Rian Nathani’s review published on Letterboxd:
Emotionally manipulative and bereft of any sort of intellectual nuance, Seaspiracy is also too often unfocused and does not offer any substantive but reasonable solution beyond rote, blanket statements. Doesn't help that the director is one of the most annoying subjects of a documentary I've ever seen - his presence is incredibly unhelpful to the message the film is aiming for. He just comes off as a bit of a self-important dunce, and fairly amateurish to boot. But my two primary criticisms are these:
1. So many of the interview subjects in this film wave and shout and stare meaningfully at the camera while proclaiming that NO ONE is working on, or even talking about, some of the issues at hand here (for example, bottom trawling). All I can gather from these repeated instances is that the filmmakers and their subjects are choosing to ignore the fact that there are several prominent organizations out there that are, in fact, working on issues like bottom trawling, and even a modicum of research on the subject would demonstrate that. As someone with experience in this field it comes off as incredibly stupid and tarnishes their credibility.

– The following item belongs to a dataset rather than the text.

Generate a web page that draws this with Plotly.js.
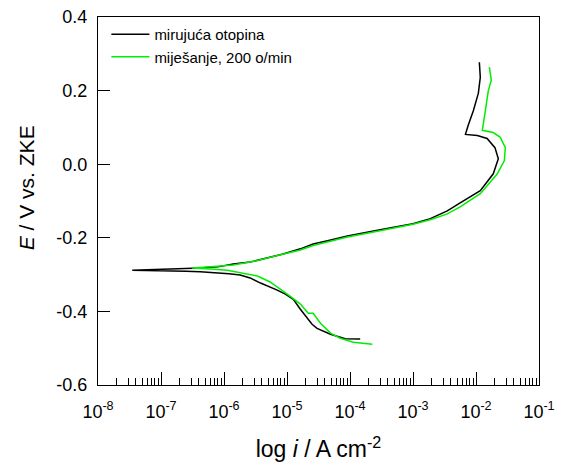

2. Most insultingly to me, however, is the fact that some sections of Seaspiracy pretend to be breaking new ground and shining a light on situations that in fact have been the subjects of entire films themselves. The filmmakers' trip to Taiji, Japan early in the film is just a poor retread of the far-superior The Cove, and it's not even mentioned. Furthermore, the filmmakers take great pains to make you think they're so brave for traveling to Bangkok to interview victims of the Thai fishing slave trade, but are so carried away by their own actions that they neglect to mention whatsoever the work being done by local advocates such as Patima Tungpuchayakul, who was spotlighted so powerfully in the film Ghost Fleet. Both the Japanese dolphin hunt and the Thai fishing slave trade are so important to bring awareness to, but neglecting to credit the filmmakers who have come before you (and done what you tried to do more effectively than you) is so intellectually dishonest.
This film is going to get a lot of attention and will probably be highly regarded by many, and it's the right of everyone to feel however they want about it. But the filmmakers get a lot wrong here and a little more research into fisheries issues and the greater problems that face our oceans would go a long way.